In our report, we propose the following high-level digital infrastructure principles required to facilitate emissions data exchange:

  • Distributed hosting – emissions data that relates to the fundamental activities of an organisation should be maintained by the organisation and made available for onward consumption by any authorised parties. This ensures that a single source of truth is maintained and propagated.
  • ‘Pull’ not ‘push’ – data consumers (e.g. Government and industry customers) should pull data from all relevant sources at the point of need rather than prescribing routine submissions of bespoke data. This ensures that data consumers are able to implement their own processing techniques and enables a ‘one-to-many’ relationship between data generators and data consumers.
  • Coordinated governance – Data requirements need to be streamlined and broken down to the ‘lowest common denominators’ to minimise the burden on data generators. Our previously proposed Carbon Regulator would be well placed to provide the effective coordination needed to ensure the interoperability of emissions data from distributed reporting systems and establish the standards required for the development of digital carbon accounting platforms.

The challenge of sharing data between industry stakeholders is being looked at across the sector. We were recently appointed by the Department for Energy Security and Net Zero (DESNZ) to carry out a feasibility study of a ‘digital spine’ concept for the UK energy system.

Greg Johnston, Senior Digital & Data Consultant at the Catapult said, “The ‘digital spine’ is a concept of technical processes and defined governance roles and responsibilities that would allow the exchange of energy system data in a secure and interoperable manner. Concepts like this could also be a key enabler for sharing carbon accounting data.”

A ‘digital spine’ for carbon accounting could enable different emissions data “generators” (such as energy suppliers and upstream emitters) and data “consumers” (such as industry customers and Government) to securely exchange information in a standardised format.
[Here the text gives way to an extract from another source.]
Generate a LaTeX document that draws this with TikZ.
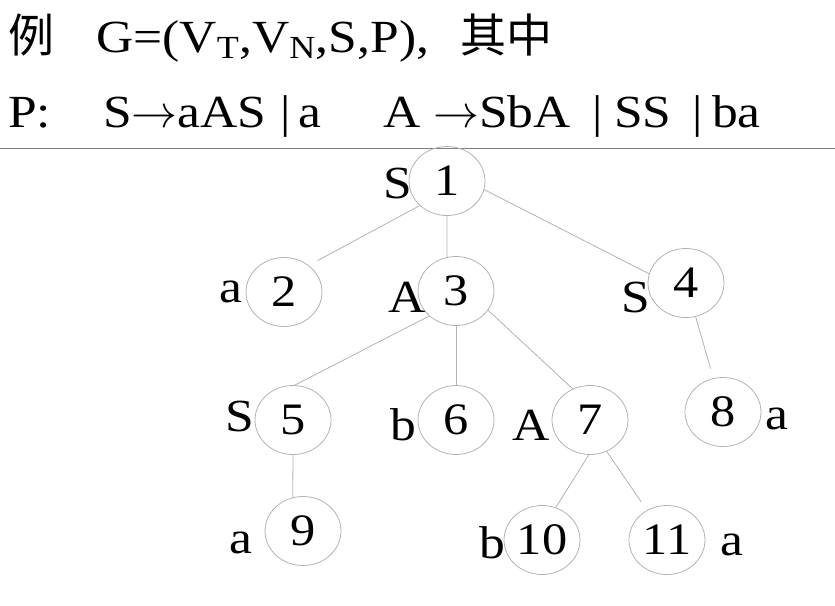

For example:

  • Industry could exchange emissions data with their upstream supply chains to complete Life Cycle Assessments (LCAs) and,
  • Industry customers could obtain the data they need to support low carbon procurement practices in a streamlined and standardised format.

Our report recommends policymakers embark on the development of a distributed, scalable digital infrastructure to underpin emissions data exchange.

To promote effective coordination of carbon policies and digital systems architecture, mandatory MRV requirements and regulatory oversight will be needed, we talk about how this could be facilitated through an independent Carbon Regulator, with economy-wide oversight, in our report. More work is also needed to ensure industry has the digital skills needed to support the digitalisation of emissions data.

We will continue to explore how to best operationalise a carbon accounting framework for industry and the wider economy, including in our response to Government’s consultation on Addressing Carbon Leakage . We are also keen to hear from SMEs and innovators working in the digital carbon accounting space to help develop our proposals further.

What is carbon accounting?

Carbon accounting refers to the processes used to measure and allocate greenhouse gases (GHGs) emitted within a set of parameters. Central to its function is the monitoring, reporting and verification (MRV) of emissions data at source. To date, the application of carbon accounting and MRV has not led to the development of consistent definitions, protocols and/or approaches. We highlighted these challenges in our earlier report, Carbon Accounting in Industry: Lessons Learned from the South Wales Industrial Cluster.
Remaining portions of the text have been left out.